Mesmo sob uma chuva de reações exaltadas e de oposição ao acordo, o príncipe herdeiro dos Emirados Árabes, Mohammed Bin Zayad, limitou-se em dizer que Israel havia concordado em suspender a anexação da Cisjordânia.
Estreito e íntimo
A Casa Branca emitiu uma nota, na qual Donald Trump menciona que os dois lados vão se reunir nas próximas semanas para assinarem acordos bilaterais em diversas áreas: tecnologia, investimentos, cultura, voos diretos entre os países, turismo, segurança, energia, meio ambiente entre outros temas. Na mesma nota, Israel concordou em expandir as negociações com outros países do Oriente Médio.

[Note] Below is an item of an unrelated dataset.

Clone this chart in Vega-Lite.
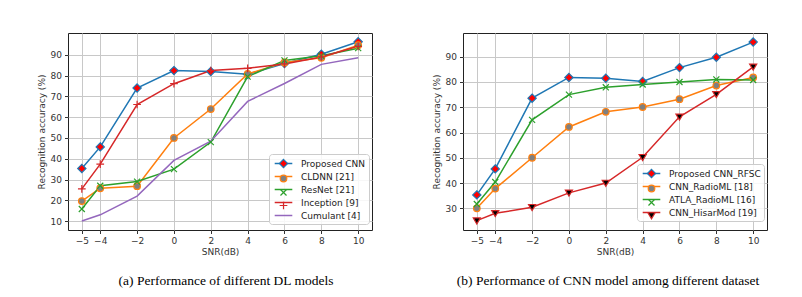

Porém, os Estados Unidos adiantam que outra surpresa pode surgir em breve para o mundo: é que Israel e outro país árabe estão em fase final de acordo diplomático. Se tudo der certo, num espaço de três meses, uma nova caixinha de surpresas deverá ser aberta. Só não foi divulgado qual país está dialogando com Israel.
No próprio dia 13 de agosto, a Prefeitura de Tel-Aviv foi iluminada com as cores da bandeira dos Emirados Árabes Unidos.